Ecco perché il leader leghista prende tempo. «Molto dipenderà insinua Giorgio Mulè, di Forza Italia dal risultato che Salvini farà alle europee: se farà il 33% e insieme alla Meloni toccasse il 38%, andrebbe al voto, fanno già le date del 6 o del 13 ottobre. Come Verdini dixit, con una percentuale del genere si assicurerebbe la maggioranza in Parlamento». Motivo per cui la Meloni ha avviato una campagna acquisti tra i quadri o ex di Forza Italia: l'ultimo è l'ex-coordinatore della Lombardia, Mario Mantovani: dopo che la figlia è subentrata a Guido Crosetto alla Camera, anche lui ha aderito a Fratelli d'Italia. Cose che capitano sulla linea del fronte del centrodestra.

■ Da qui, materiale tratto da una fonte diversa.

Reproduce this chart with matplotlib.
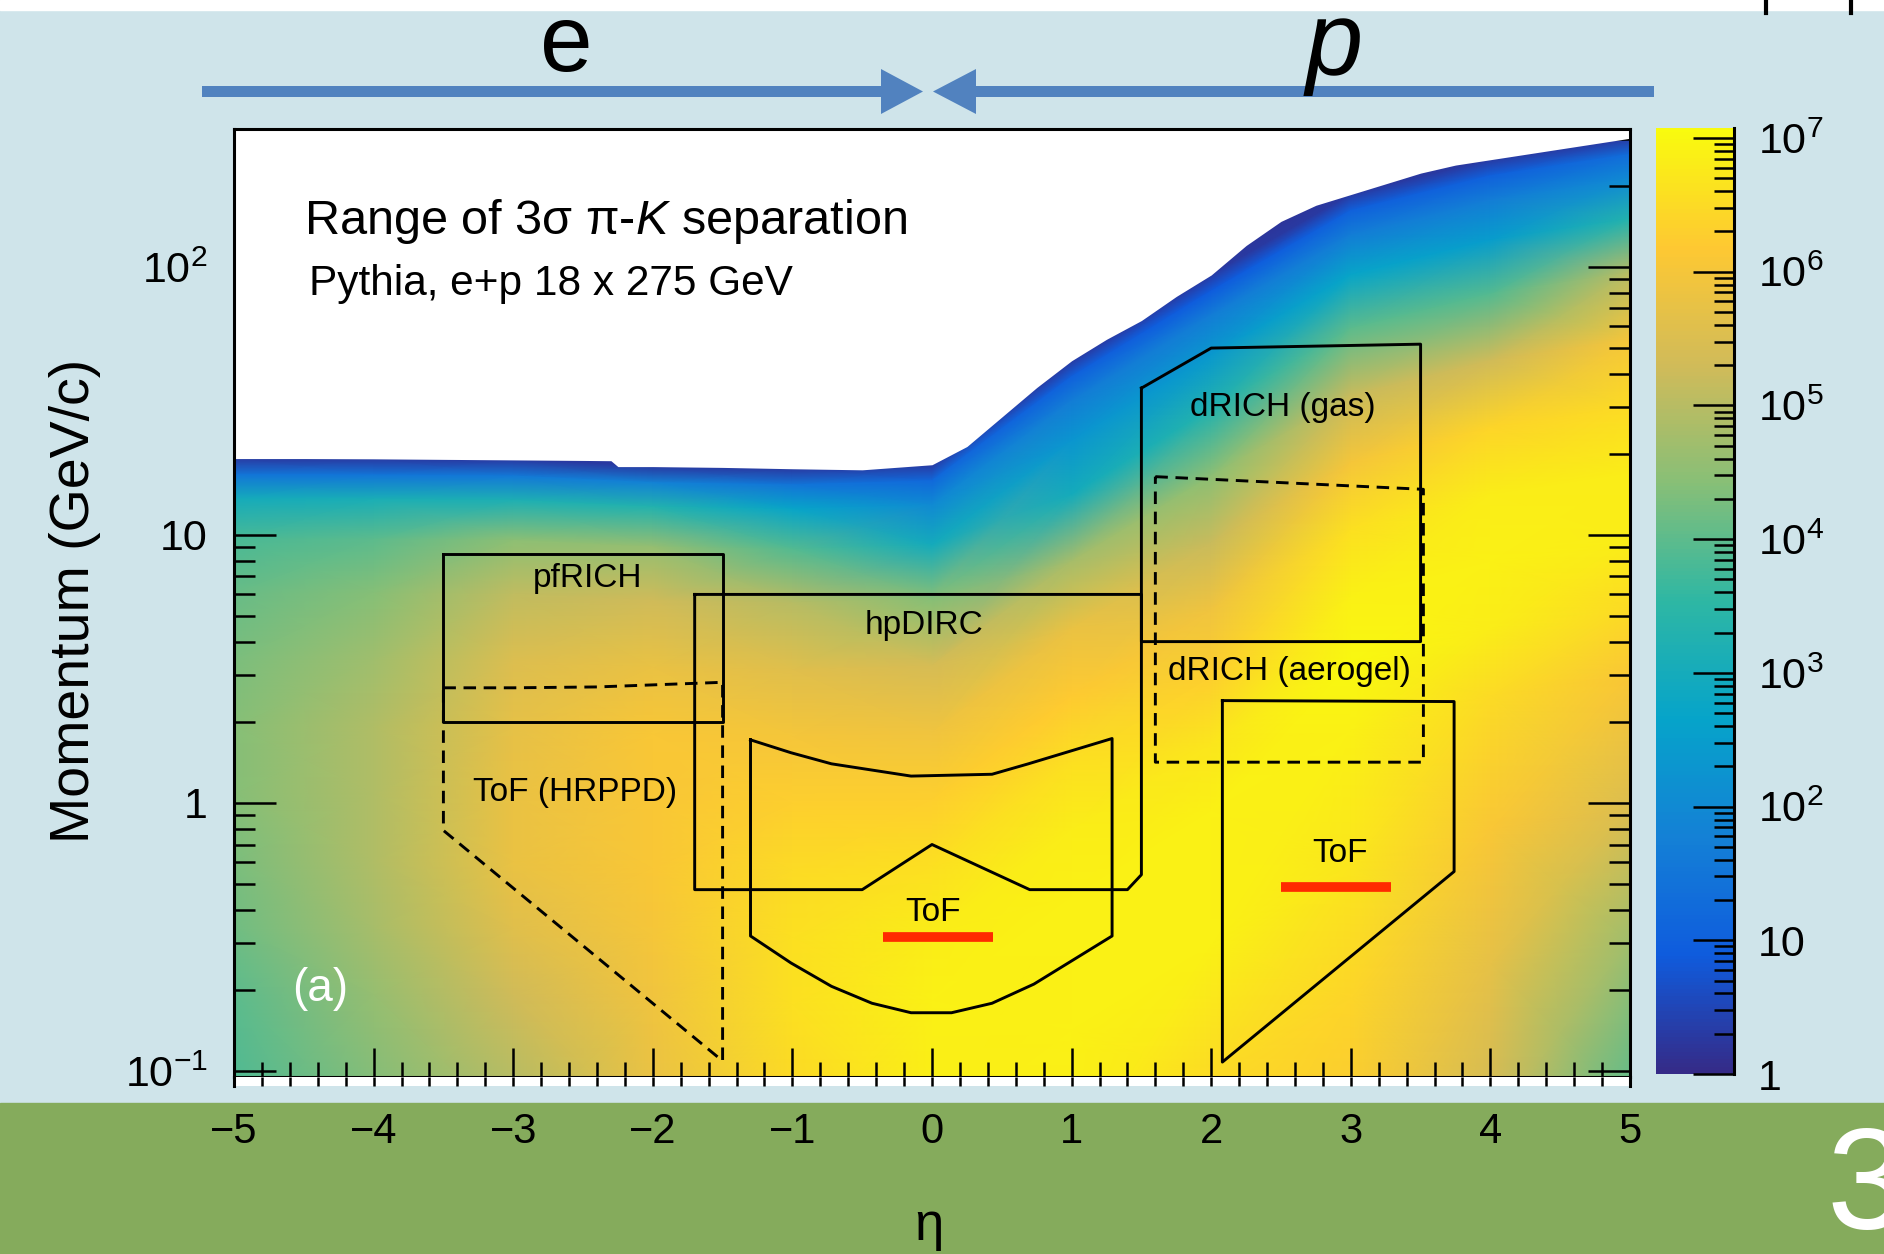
import numpy as np
import matplotlib
matplotlib.use("Agg")
import matplotlib.pyplot as plt
from matplotlib.colors import LinearSegmentedColormap, LogNorm
from matplotlib.cm import ScalarMappable
from matplotlib.patches import Rectangle, Polygon
from matplotlib.ticker import LogLocator, NullFormatter, MultipleLocator

plt.rcParams['font.family'] = ['Liberation Sans', 'DejaVu Sans']
plt.rcParams['mathtext.fontset'] = 'custom'
plt.rcParams['mathtext.rm'] = 'Liberation Sans'
plt.rcParams['mathtext.it'] = 'Liberation Sans:italic'
plt.rcParams['lines.scale_dashes'] = False

# ---- data ----
# upper edge of the populated region (eta, log10 p)
bound_eta = [-5, -4.5, -4, -3.5, -3, -2.5, -2.3, -2.25, -2, -1.5, -1, -0.5, 0, 0.25,
             0.5, 0.75, 1, 1.25, 1.5, 1.75, 2, 2.25, 2.5, 2.75, 3, 3.25, 3.5, 3.75,
             4, 4.25, 4.5, 4.75, 5]
bound_logp = [1.285, 1.285, 1.284, 1.282, 1.28, 1.278, 1.277, 1.255, 1.255, 1.252,
              1.247, 1.243, 1.262, 1.33, 1.44, 1.55, 1.65, 1.73, 1.80, 1.89, 1.97,
              2.08, 2.17, 2.23, 2.27, 2.31, 2.35, 2.38, 2.40, 2.42, 2.44, 2.46, 2.48]

# log10(counts) sampled at eta columns and depth (decades) below the upper edge
eta_cols = [-5, -4, -3, -2, -1, 0, 1, 2, 3, 4, 5]
depth = [-0.15, 0, 0.06, 0.15, 0.3, 0.5, 0.75, 1.0, 1.25, 1.5, 1.75, 2.0, 2.5, 3.0, 3.6]
log_counts = [
    [0.0, 0.0, 0.0, 0.0, 0.0, 0.0, 0.0, 0.0, 0.0, 0.0, 0.0],
    [0.3, 0.3, 0.3, 0.3, 0.3, 0.3, 0.3, 0.3, 0.3, 0.3, 0.3],
    [1.5, 1.5, 1.6, 1.8, 1.5, 1.2, 1.0, 0.9, 1.0, 1.0, 1.3],
    [3.0, 3.1, 3.2, 3.3, 2.7, 2.0, 1.7, 1.7, 1.7, 1.7, 2.0],
    [3.8, 4.0, 4.5, 4.6, 3.9, 3.0, 2.3, 2.4, 2.7, 2.5, 3.3],
    [4.1, 4.4, 5.1, 5.3, 5.0, 4.4, 3.0, 3.3, 4.0, 3.9, 5.0],
    [4.3, 4.7, 5.5, 5.8, 5.6, 5.4, 4.8, 4.5, 5.2, 5.3, 6.0],
    [4.4, 4.9, 5.7, 6.1, 6.0, 5.9, 5.8, 5.2, 6.0, 6.4, 6.5],
    [4.4, 4.9, 5.8, 6.1, 6.3, 6.3, 6.2, 5.9, 6.6, 6.8, 6.8],
    [4.3, 4.9, 5.8, 6.1, 6.5, 6.6, 6.6, 6.3, 6.9, 6.9, 6.8],
    [4.2, 4.8, 5.6, 6.0, 6.6, 6.8, 6.8, 6.7, 7.0, 6.8, 6.5],
    [4.0, 4.6, 5.3, 5.9, 6.6, 6.9, 6.9, 6.9, 6.9, 6.5, 6.1],
    [3.8, 4.3, 4.8, 5.7, 6.4, 6.8, 6.9, 6.9, 6.7, 6.1, 5.5],
    [3.7, 4.0, 4.5, 5.5, 6.3, 6.7, 6.8, 6.5, 6.4, 5.7, 4.7],
    [3.6, 3.8, 4.3, 5.3, 6.2, 6.6, 6.7, 6.3, 6.1, 5.3, 4.0],
]

# detector acceptance outlines (eta, p)
pfrich_eta = [-3.5, -1.5, -1.5, -3.5, -3.5]
pfrich_p = [8.5, 8.5, 2.0, 2.0, 8.5]
hrppd_eta = [-3.5, -3.0, -2.4, -1.5, -1.5, -3.5, -3.5]
hrppd_p = [2.69, 2.69, 2.71, 2.82, 0.109, 0.79, 2.69]
hpdirc_eta = [-1.7, 1.5, 1.5, 1.4, 0.7, 0.0, -0.5, -1.7, -1.7]
hpdirc_p = [6.0, 6.0, 0.54, 0.475, 0.475, 0.70, 0.475, 0.475, 6.0]
btof_eta = [-1.3, -1.01, -0.72, -0.15, 0.43, 0.69, 1.29, 1.29, 0.73, 0.43, 0.14,
            -0.15, -0.43, -0.72, -1.01, -1.3, -1.3]
btof_p = [1.72, 1.54, 1.40, 1.26, 1.28, 1.40, 1.74, 0.319, 0.211, 0.179, 0.165,
          0.165, 0.179, 0.207, 0.253, 0.319, 1.72]
gas_eta = [1.5, 2.0, 3.5, 3.5, 1.5, 1.5]
gas_p = [35.3, 49.8, 51.5, 4.0, 4.0, 35.3]
aero_eta = [1.6, 3.52, 3.52, 1.6, 1.6]
aero_p = [16.5, 14.8, 1.42, 1.42, 16.5]
ftof_eta = [2.08, 3.74, 3.74, 2.08, 2.08]
ftof_p = [2.41, 2.39, 0.555, 0.108, 2.41]
tof_bars = [([-0.35, 0.44], 0.316), ([2.5, 3.29], 0.487)]

labels = [("pfRICH", -2.47, 6.86), ("ToF (HRPPD)", -2.56, 1.09), ("hpDIRC", -0.06, 4.6),
          ("ToF", 0.01, 0.389), ("dRICH (gas)", 2.51, 29.9),
          ("dRICH (aerogel)", 2.56, 3.1), ("ToF", 2.92, 0.65)]

# ROOT kBird palette
bird = LinearSegmentedColormap.from_list("bird", [
    (0.2082, 0.1664, 0.5293), (0.0592, 0.3599, 0.8684), (0.0780, 0.5041, 0.8385),
    (0.0232, 0.6419, 0.7914), (0.1802, 0.7178, 0.6425), (0.5301, 0.7492, 0.4662),
    (0.8186, 0.7328, 0.3499), (0.9956, 0.7862, 0.1968), (0.9764, 0.9832, 0.0539)])
norm = LogNorm(1, 10 ** 7.075)

LIGHT_BLUE = '#cfe4ea'
GREEN = '#85ab5c'
ARROW = '#5182bf'

W, H = 1884, 1254


def frect(l, t, r, b):
    return [l / W, 1 - b / H, (r - l) / W, (b - t) / H]


fig = plt.figure(figsize=(W / 100, H / 100), dpi=100)

# slide background
bg = fig.add_axes([0, 0, 1, 1], zorder=-5)
bg.set_xlim(0, W)
bg.set_ylim(H, 0)
bg.axis('off')
bg.add_patch(Rectangle((0, 0), W, H, color=LIGHT_BLUE))
bg.add_patch(Rectangle((0, 0), W, 10, color='white'))
bg.add_patch(Rectangle((0, 1103), W, H - 1103, color=GREEN))
bg.plot([1766, 1766], [0, 13], color='k', lw=3)
bg.plot([1851, 1851], [0, 13], color='k', lw=3)
# beam arrows
bg.add_patch(Rectangle((202, 86), 681, 11, color=ARROW, lw=0))
bg.add_patch(Polygon([(881, 69), (923, 91.5), (881, 114)], color=ARROW, lw=0))
bg.add_patch(Rectangle((976, 86), 678, 11, color=ARROW, lw=0))
bg.add_patch(Polygon([(976, 69), (933, 91.5), (976, 114)], color=ARROW, lw=0))
bg.text(566, 71, "e", fontsize=68, ha='center', va='baseline')
bg.text(1334, 74, "p", fontsize=74, ha='center', va='baseline', style='italic')
bg.text(1826, 1192, "3", fontsize=104, color='white', ha='left', va='center')

# main panel
ax = fig.add_axes(frect(234, 129, 1630, 1077))
ax.set_yscale('log')
ax.set_xlim(-5, 5)
ax.set_ylim(0.095, 327)

top_cols = np.interp(eta_cols, bound_eta, bound_logp)
LP = top_cols[None, :] - np.array(depth)[:, None]
X = np.broadcast_to(np.array(eta_cols, float), LP.shape)
ax.pcolormesh(X, 10 ** LP, 10 ** np.array(log_counts), shading='gouraud',
              cmap=bird, norm=norm, rasterized=True, zorder=1)
ax.fill_between(bound_eta, 10 ** np.array(bound_logp), 1e4, color='white', lw=0, zorder=2)

lw = 2.1
ax.plot(pfrich_eta, pfrich_p, color='k', lw=lw, zorder=4)
ax.plot(hrppd_eta, hrppd_p, color='k', lw=lw, ls=(0, (9, 5.5)), zorder=4)
ax.plot(hpdirc_eta, hpdirc_p, color='k', lw=lw, zorder=4)
ax.plot(btof_eta, btof_p, color='k', lw=lw, zorder=4)
ax.plot(gas_eta, gas_p, color='k', lw=lw, zorder=4)
ax.plot(aero_eta, aero_p, color='k', lw=lw, ls=(0, (9, 5.5)), zorder=4)
ax.plot(ftof_eta, ftof_p, color='k', lw=lw, zorder=4)
for xs, p in tof_bars:
    ax.plot(xs, [p, p], color='#ff2a00', lw=7, solid_capstyle='butt', zorder=5)
for txt, x, y in labels:
    ax.text(x, y, txt, fontsize=24, ha='center', va='center', zorder=5)

ax.xaxis.set_minor_locator(MultipleLocator(0.2))
ax.set_xticks(range(-5, 6))
ax.set_xticklabels([f"{v}".replace('-', '\u2212') for v in range(-5, 6)])
ax.set_yticks([0.1, 1, 10, 100])
ax.set_yticklabels(['$10^{-1}$', '1', '10', '$10^{2}$'])
ax.yaxis.set_minor_locator(LogLocator(base=10, subs=np.arange(2, 10)))
ax.yaxis.set_minor_formatter(NullFormatter())
ax.tick_params(axis='y', which='both', direction='in', left=True, right=True,
               width=1.8, labelsize=31, pad=19)
ax.tick_params(axis='y', which='major', length=30)
ax.tick_params(axis='y', which='minor', length=15)
ax.tick_params(axis='x', which='both', direction='in', top=False, width=1.8,
               labelsize=30, pad=25)
ax.tick_params(axis='x', which='major', length=21)
ax.tick_params(axis='x', which='minor', length=11)
for s in ax.spines.values():
    s.set_linewidth(2.2)
ax.spines['bottom'].set_zorder(6)

ax.text(304 / W, 1 - 221 / H, r"Range of 3σ π-$K$ separation", transform=fig.transFigure,
        fontsize=35, ha='left', va='center', zorder=6)
ax.text(309 / W, 1 - 284 / H, "Pythia, e+p 18 x 275 GeV", transform=fig.transFigure,
        fontsize=30.5, ha='left', va='center', zorder=6)
ax.text(292 / W, 1 - 989 / H, "(a)", transform=fig.transFigure, color='white',
        fontsize=33, ha='left', va='center', zorder=6)

# thin white strip under the frame
strip = fig.add_axes(frect(234, 1077, 1630, 1086))
strip.set_xlim(-5, 5)
strip.set_ylim(0, 1)
strip.xaxis.set_major_locator(MultipleLocator(0.2))
strip.set_yticks([])
strip.tick_params(axis='x', direction='in', length=6.5, width=1.8, labelbottom=False)
for s in ['top', 'bottom']:
    strip.spines[s].set_visible(False)
for s in ['left', 'right']:
    strip.spines[s].set_linewidth(2.2)

fig.text(929 / W, 1 - 1226 / H, "η", fontsize=38, ha='center', va='center')
fig.text(75 / W, 1 - 601 / H, "Momentum (GeV/c)", fontsize=40, rotation=90,
         ha='center', va='center')

# colour scale
cax = fig.add_axes(frect(1656, 128, 1734, 1074))
cb = fig.colorbar(ScalarMappable(norm=norm, cmap=bird), cax=cax)
cb.outline.set_visible(False)
cb.set_ticks([10 ** k for k in range(8)],
             labels=['1', '10'] + [f'$10^{{{k}}}$' for k in range(2, 8)])
cax.yaxis.set_minor_locator(LogLocator(base=10, subs=np.arange(2, 10)))
cax.yaxis.set_minor_formatter(NullFormatter())
cax.yaxis.set_ticks_position('right')
cax.tick_params(which='both', direction='in', width=1.8, labelsize=31, pad=17)
cax.tick_params(which='major', length=29.5)
cax.tick_params(which='minor', length=14.5)
cax.plot([1, 1], [0, 1], transform=cax.transAxes, color='k', lw=2.2, clip_on=False)

fig.savefig("out.png", dpi=100)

Come la storia della candidatura alla Regione Piemonte per il forzista Alberto Cirio: per il coordinatore azzurro, Paolo Zangrillo, ci sarà; invece, Ignazio La Russa è sicuro del contrario. «Salvini dice - non lo vuole».
Tutto questo dimostra che, al di là del crollo grillino, le alleanze elettorali e, addirittura, il proseguo della legislatura, si giocheranno dentro il centrodestra. E qui la strategia di Forza Italia non è ancora chiara: c'è chi vorrebbe, anche tra i consiglieri storici del Cav, un'opposizione più esplicita non solo ai grillini, ma anche alla Lega («Salvini è l'analisi del saggio Gianni Letta conosce solo i rapporti di forza»); e chi, invece, è più prudente. «I leghisti ironizza Zangrillo sono solo compagni che sbagliano».
E il Cav? Aspetta: «I miei mi consigliano di essere più duro con Salvini ha confidato ad un amico - ma se rompessimo ora, in questa fase diventeremmo irrilevanti». Insomma, anche Berlusconi è attendista. Come Salvini. Per ora.